When it comes to jerks, he's head of the class, but Bentley Williams pulled a trick right out of parenting 101 on The Bachelorette last night. Rumored to have joined the cast to promote his business rather than to win the heart of Ashley Hebert, the single dad from Florida didn't blink when he felt like bailing. He used his kid. And he laid it on thick.
Telling Hebert and the rest of the guys he was going crazy without his little Cozette, he made his exit without having to deal with the discomfort of telling the truth (because, ahem, calling her an "ugly duckling" to the viewers was sure to at least get a grimace, maybe some tears?). And that's why we pull the kid card, isn't it? To get out of things?
Listen, I want to hate him -- he was a JERK for the way he treated Ashley. But on the parenting side of it, well, we've all done it. Probably (hopefully) not in the asstastic way that Bentley Williams did. Not on national TV where we're showing our daughters we're liars who have little respect for women. Ah, but I digress.
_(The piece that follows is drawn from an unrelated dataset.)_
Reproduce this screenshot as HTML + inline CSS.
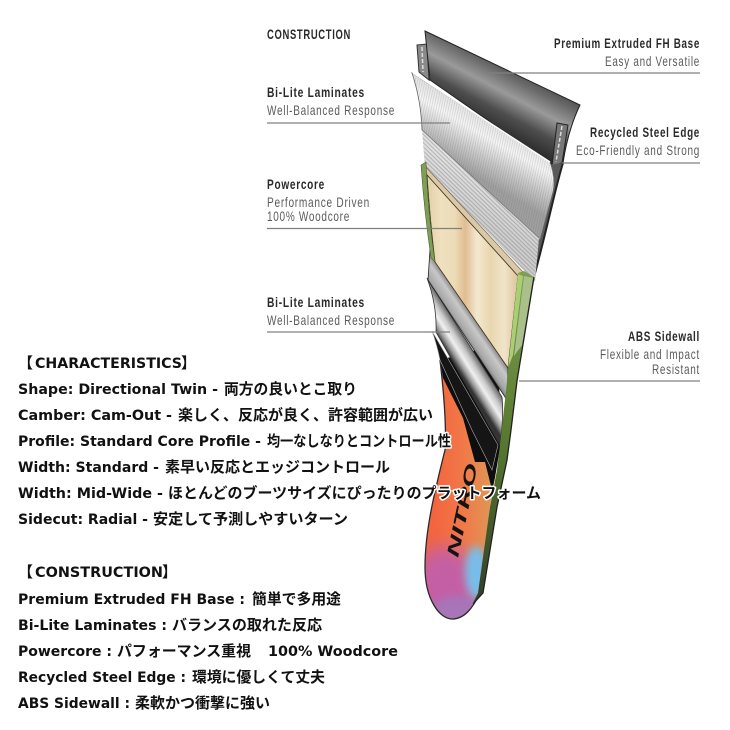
<!DOCTYPE html>
<html><head><meta charset="utf-8">
<style>
html,body{margin:0;padding:0;background:#fff;width:730px;height:730px;overflow:hidden}
svg{display:block}
.h{font:700 14px "Liberation Sans",sans-serif;fill:#2a2a2a;letter-spacing:1px}
.s{font:400 14px "Liberation Sans",sans-serif;fill:#5c5c5c;letter-spacing:1px}
.t text{paint-order:stroke;stroke:#fff;stroke-width:3px;stroke-linejoin:round;fill:#111}
.l{font:700 14px "DejaVu Sans",sans-serif}
.j{font:700 15px "Liberation Sans","Noto Sans CJK JP",sans-serif}
line{stroke:#808080;stroke-width:1.2}
</style></head><body>
<svg width="730" height="730" viewBox="0 0 730 730" xmlns="http://www.w3.org/2000/svg">
<defs>
<linearGradient id="gb" gradientUnits="userSpaceOnUse" x1="512" y1="58" x2="474" y2="130">
<stop offset="0" stop-color="#3c3c3c"/><stop offset=".22" stop-color="#6a6a6a"/><stop offset=".42" stop-color="#9a9a9a"/><stop offset=".65" stop-color="#4e4e4e"/><stop offset="1" stop-color="#1c1c1c"/></linearGradient>
<linearGradient id="gl" gradientUnits="userSpaceOnUse" x1="490" y1="120" x2="462" y2="168">
<stop offset="0" stop-color="#e4e4e4"/><stop offset=".3" stop-color="#f6f6f6"/><stop offset=".65" stop-color="#c8c8c8"/><stop offset="1" stop-color="#a0a0a0"/></linearGradient>
<linearGradient id="gr" gradientUnits="userSpaceOnUse" x1="485" y1="180" x2="465" y2="215">
<stop offset="0" stop-color="#e2e2e2"/><stop offset="1" stop-color="#cfcfcf"/></linearGradient>
<linearGradient id="gw" gradientUnits="userSpaceOnUse" x1="427" y1="0" x2="518" y2="0">
<stop offset="0" stop-color="#e2cfa4"/><stop offset=".15" stop-color="#efe0bf"/><stop offset=".3" stop-color="#ecdcb8"/><stop offset=".42" stop-color="#e0bd92"/><stop offset=".55" stop-color="#f3e8d0"/><stop offset=".7" stop-color="#e9d6b0"/><stop offset=".85" stop-color="#f0e4c8"/><stop offset="1" stop-color="#dcc49a"/></linearGradient>
<linearGradient id="ga" gradientUnits="userSpaceOnUse" x1="470" y1="310" x2="451" y2="323">
<stop offset="0" stop-color="#7a7a7a"/><stop offset=".3" stop-color="#c8c8c8"/><stop offset=".7" stop-color="#a8a8a8"/><stop offset="1" stop-color="#5a5a5a"/></linearGradient>
<linearGradient id="gc" gradientUnits="userSpaceOnUse" x1="465" y1="338" x2="446" y2="350">
<stop offset="0" stop-color="#666"/><stop offset=".3" stop-color="#c8c8c8"/><stop offset=".55" stop-color="#f0f0f0"/><stop offset=".8" stop-color="#999"/><stop offset="1" stop-color="#333"/></linearGradient>
<linearGradient id="gs" x1="0" y1="0" x2="0" y2="1">
<stop offset="0" stop-color="#7f9f50"/><stop offset=".5" stop-color="#587a30"/><stop offset="1" stop-color="#333f26"/></linearGradient>
<linearGradient id="go" gradientUnits="userSpaceOnUse" x1="435" y1="0" x2="495" y2="0">
<stop offset="0" stop-color="#f4653f"/><stop offset=".5" stop-color="#f07a48"/><stop offset="1" stop-color="#dd9a58"/></linearGradient>
<pattern id="rib" width="2.4" height="3" patternUnits="userSpaceOnUse" patternTransform="rotate(12)"><rect width="1" height="3" fill="#555" opacity=".16"/></pattern>
<pattern id="rib2" width="3" height="3" patternUnits="userSpaceOnUse" patternTransform="rotate(44)"><rect width="3" height="1.2" fill="#555" opacity=".3"/></pattern>
<filter id="bl" x="-50%" y="-50%" width="200%" height="200%"><feGaussianBlur stdDeviation="9"/></filter>
<filter id="bs" x="-50%" y="-50%" width="200%" height="200%"><feGaussianBlur stdDeviation="4"/></filter>
<clipPath id="bd"><path d="M440,360 Q447,420 445,450 C435,490 425,530 425,567 C425,600 440,619 452,619 C465,619 473,607 479,595 L490,507 L503,430 L495,345 Z"/></clipPath>
</defs>

<!-- far steel edge -->
<path d="M417,45 L427,44 L429,80 L419,72 Z" fill="#8a8a8a" stroke="#333" stroke-width="1"/>
<path d="M422,47 L423,72" stroke="#ddd" stroke-width="1.5" stroke-dasharray="4 2"/>
<!-- base -->
<path d="M425,31 L580,105 Q568,130 563,163 L552,165 L430,80 Z" fill="url(#gb)" stroke="#222" stroke-width="1"/>
<!-- near steel edge -->
<path d="M557,123 L568,125 L562,163 L552,166 Z" fill="#777" stroke="#222" stroke-width="1"/>
<path d="M562,126 L556,162" stroke="#ddd" stroke-width="1.5" stroke-dasharray="4 2"/>
<!-- outer strip -->
<path d="M563,163 C556,185 548,225 534,277 L530,285 L548,165 Z" fill="#5a5a5a"/>
<path d="M563,163 C556,185 548,225 534,277" fill="none" stroke="#222" stroke-width="2"/>
<!-- laminate 1 -->
<path d="M412,73 L550,162 Q556,178 553,192 L540,240 L422,130 Q421,100 412,73 Z" fill="url(#gl)" stroke="#666" stroke-width=".8"/>
<path d="M412,73 L550,162 Q556,178 553,192 L540,240 L422,130 Q421,100 412,73 Z" fill="url(#rib)"/>
<path d="M413,73 L550,162" stroke="#fff" stroke-width="1.5"/>
<!-- ribbed -->
<path d="M422,130 L539,238 L535,282 L425,167 Z" fill="url(#gr)"/>
<path d="M422,130 L539,238 L535,282 L425,167 Z" fill="url(#rib2)"/>
<path d="M422,130 L539,238" stroke="#777" stroke-width=".8"/>
<!-- board base -->
<g clip-path="url(#bd)">
<rect x="420" y="340" width="100" height="285" fill="url(#go)"/>
<ellipse cx="445" cy="590" rx="34" ry="44" fill="#c45fa6" filter="url(#bl)"/>
<ellipse cx="460" cy="612" rx="30" ry="16" fill="#a774b8" filter="url(#bs)"/>
<ellipse cx="476" cy="572" rx="11" ry="26" fill="#78bdea" filter="url(#bs)"/>
<path d="M437,340 L443,378 L463,418 L475,462 L485,462 L492,490 L505,440 L495,340 Z" fill="#0e0e0e"/>
<text transform="translate(458,558) rotate(-78)" font-family="'Liberation Sans',sans-serif" font-weight="700" font-style="italic" font-size="17" fill="#141414" textLength="95" lengthAdjust="spacingAndGlyphs">NITRO</text>
</g>
<path d="M440,360 Q447,420 445,450 C435,490 425,530 425,567 C425,600 440,619 452,619 C465,619 473,607 479,595" fill="none" stroke="#2a2a2a" stroke-width="1.3"/>
<!-- layer C -->
<path d="M432,331 L498,445 L492,470 L472,430 L440,360 Q437,345 432,331 Z" fill="#151515" stroke="#aaa" stroke-width=".6"/>
<!-- layer B -->
<path d="M427,278 L502,397 Q504,415 500,445 L436,332 Q437,305 427,278 Z" fill="url(#gc)" stroke="#333" stroke-width=".8"/>
<!-- layer A -->
<path d="M430,250 L508,368 L507,400 L428,280 Z" fill="url(#ga)" stroke="#222" stroke-width=".8"/>
<!-- bevel + wood -->
<path d="M424,165 L523,272 L518,276 L427,175 Z" fill="#d9c9a8" stroke="#6a5a40" stroke-width=".6"/>
<path d="M427,175 L518,276 L508,368 L435,262 Q430,220 427,175 Z" fill="url(#gw)" stroke="#3a3020" stroke-width=".8"/>
<!-- left green strip -->
<path d="M421,165 L426,162 Q428,215 435,262 L431,258 Q424,210 421,165 Z" fill="#7f9f55" stroke="#3c4f26" stroke-width=".5"/>
<!-- sidewall -->
<path d="M518,273 L524,271 L534,277 C528,315 522,350 517,381 L511,430 L507,460 L497,507 L483,593 L473,603 L478,593 L490,507 L497,470 L500,445 L505,400 L507,381 Z" fill="url(#gs)"/>
<path d="M518,274 L523,276 L513,355 L508,368 Z" fill="#aace72"/>
<path d="M524,276 L533,278 L522,345 L514,356 Z" fill="#a9c08c"/>
<path d="M534,277 C528,315 522,350 517,381 L511,430 L507,460 L497,507 L483,593 L473,604" fill="none" stroke="#222" stroke-width="1.3"/>

<!-- leader lines -->
<line x1="488" y1="73" x2="700" y2="73"/>
<line x1="562" y1="163" x2="700" y2="163"/>
<line x1="267" y1="123" x2="450" y2="123"/>
<line x1="267" y1="228.5" x2="462" y2="228.5"/>
<line x1="267" y1="332" x2="450" y2="332"/>
<line x1="519" y1="381" x2="700" y2="381"/>

<!-- labels -->
<text class="h" x="267" y="39" textLength="84" lengthAdjust="spacingAndGlyphs">CONSTRUCTION</text>
<text class="h" x="267" y="97" textLength="98" lengthAdjust="spacingAndGlyphs">Bi-Lite Laminates</text>
<text class="s" x="267" y="115" textLength="128" lengthAdjust="spacingAndGlyphs">Well-Balanced Response</text>
<text class="h" x="267" y="189" textLength="58" lengthAdjust="spacingAndGlyphs">Powercore</text>
<text class="s" x="267" y="207" textLength="103" lengthAdjust="spacingAndGlyphs">Performance Driven</text>
<text class="s" x="267" y="221" textLength="83" lengthAdjust="spacingAndGlyphs">100% Woodcore</text>
<text class="h" x="267" y="307" textLength="98" lengthAdjust="spacingAndGlyphs">Bi-Lite Laminates</text>
<text class="s" x="267" y="325" textLength="128" lengthAdjust="spacingAndGlyphs">Well-Balanced Response</text>
<text class="h" x="554" y="48" textLength="146" lengthAdjust="spacingAndGlyphs">Premium Extruded FH Base</text>
<text class="s" x="605" y="66" textLength="95" lengthAdjust="spacingAndGlyphs">Easy and Versatile</text>
<text class="h" x="590" y="137" textLength="110" lengthAdjust="spacingAndGlyphs">Recycled Steel Edge</text>
<text class="s" x="576" y="155" textLength="124" lengthAdjust="spacingAndGlyphs">Eco-Friendly and Strong</text>
<text class="h" x="628" y="341" textLength="72" lengthAdjust="spacingAndGlyphs">ABS Sidewall</text>
<text class="s" x="600" y="359" textLength="100" lengthAdjust="spacingAndGlyphs">Flexible and Impact</text>
<text class="s" x="652" y="374" textLength="48" lengthAdjust="spacingAndGlyphs">Resistant</text>

<!-- body copy -->
<g class="t">
<text class="j" x="18" y="368" textLength="16">【</text><text class="l" x="35" y="368" textLength="147" lengthAdjust="spacingAndGlyphs">CHARACTERISTICS</text><text class="j" x="181" y="368">】</text>
<text class="l" x="18" y="394" textLength="200" lengthAdjust="spacingAndGlyphs">Shape: Directional Twin -</text><text class="j" x="224" y="394" textLength="133" lengthAdjust="spacingAndGlyphs">両方の良いとこ取り</text>
<text class="l" x="18" y="420" textLength="154" lengthAdjust="spacingAndGlyphs">Camber: Cam-Out -</text><text class="j" x="178" y="420" textLength="255" lengthAdjust="spacingAndGlyphs">楽しく、反応が良く、許容範囲が広い</text>
<text class="l" x="18" y="446" textLength="243" lengthAdjust="spacingAndGlyphs">Profile: Standard Core Profile -</text><text class="j" x="267" y="446" textLength="184" lengthAdjust="spacingAndGlyphs">均一なしなりとコントロール性</text>
<text class="l" x="18" y="472" textLength="141" lengthAdjust="spacingAndGlyphs">Width: Standard -</text><text class="j" x="165" y="472" textLength="225" lengthAdjust="spacingAndGlyphs">素早い反応とエッジコントロール</text>
<text class="l" x="18" y="498" textLength="145" lengthAdjust="spacingAndGlyphs">Width: Mid-Wide -</text><text class="j" x="168" y="498" textLength="373" lengthAdjust="spacingAndGlyphs">ほとんどのブーツサイズにぴったりのプラットフォーム</text>
<text class="l" x="18" y="524" textLength="130" lengthAdjust="spacingAndGlyphs">Sidecut: Radial -</text><text class="j" x="153" y="524" textLength="195" lengthAdjust="spacingAndGlyphs">安定して予測しやすいターン</text>

<text class="j" x="18" y="577" textLength="16">【</text><text class="l" x="35" y="577" textLength="128" lengthAdjust="spacingAndGlyphs">CONSTRUCTION</text><text class="j" x="162" y="577">】</text>
<text class="l" x="18" y="604" textLength="227" lengthAdjust="spacingAndGlyphs">Premium Extruded FH Base :</text><text class="j" x="252" y="604" textLength="89" lengthAdjust="spacingAndGlyphs">簡単で多用途</text>
<text class="l" x="18" y="630" textLength="149" lengthAdjust="spacingAndGlyphs">Bi-Lite Laminates :</text><text class="j" x="172" y="630" textLength="150" lengthAdjust="spacingAndGlyphs">バランスの取れた反応</text>
<text class="l" x="18" y="656" textLength="94" lengthAdjust="spacingAndGlyphs">Powercore :</text><text class="j" x="117" y="656" textLength="134" lengthAdjust="spacingAndGlyphs">パフォーマンス重視</text><text class="l" x="268" y="656" textLength="130" lengthAdjust="spacingAndGlyphs">100% Woodcore</text>
<text class="l" x="18" y="682" textLength="168" lengthAdjust="spacingAndGlyphs">Recycled Steel Edge :</text><text class="j" x="192" y="682" textLength="133" lengthAdjust="spacingAndGlyphs">環境に優しくて丈夫</text>
<text class="l" x="18" y="708" textLength="112" lengthAdjust="spacingAndGlyphs">ABS Sidewall :</text><text class="j" x="135" y="708" textLength="135" lengthAdjust="spacingAndGlyphs">柔軟かつ衝撃に強い</text>
</g>
</svg>
</body></html>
The hard part is figuring out when it's OK to "use" our kids. Take saying "I have to stay home with the kids" so you don't have to go to a funeral of someone you have never met. Is that OK? You never met the guy, so really, it's not like you're disrespecting the dead. And if your kids have no connection to the deceased, they don't really belong there either. So it depends on the disposition of your significant other. Do they need someone at their side to hold them up? Or are they fine to make the rounds of the funeral home alone? What about avoiding family gatherings because the wee one has developed a sudden sniffle? Declining a party invite because you can't find a sitter that night when you really probably could, but you just don't want to?
I'll admit there are times I pull a Bentley Williams. But I "use" my kid as a means to lessen the load of a three-person household and the three social schedules that come with it. Sometimes, something's got to give for my schedule. And some people are so demanding that, as much as I hate to admit a lie, it's easier than dealing with hurt feelings and their insistent demands when I just need one day in my own house with my husband and my kid. At least if I say I'm spending a day with my kid, I am -- unlike Williams.
On the other hand, it's the lies that kids get caught up in that I won't abide. The divorced parents who set kids against each other. The parents who claim they are doing something with their kids but are really off on another great adventure and can't admit they had other plans that weekend. The dad who uses his kid on national TV to bail ...
Do you ever pull a Bentley? Are there times when it's just not OK to use your kids to get out of things?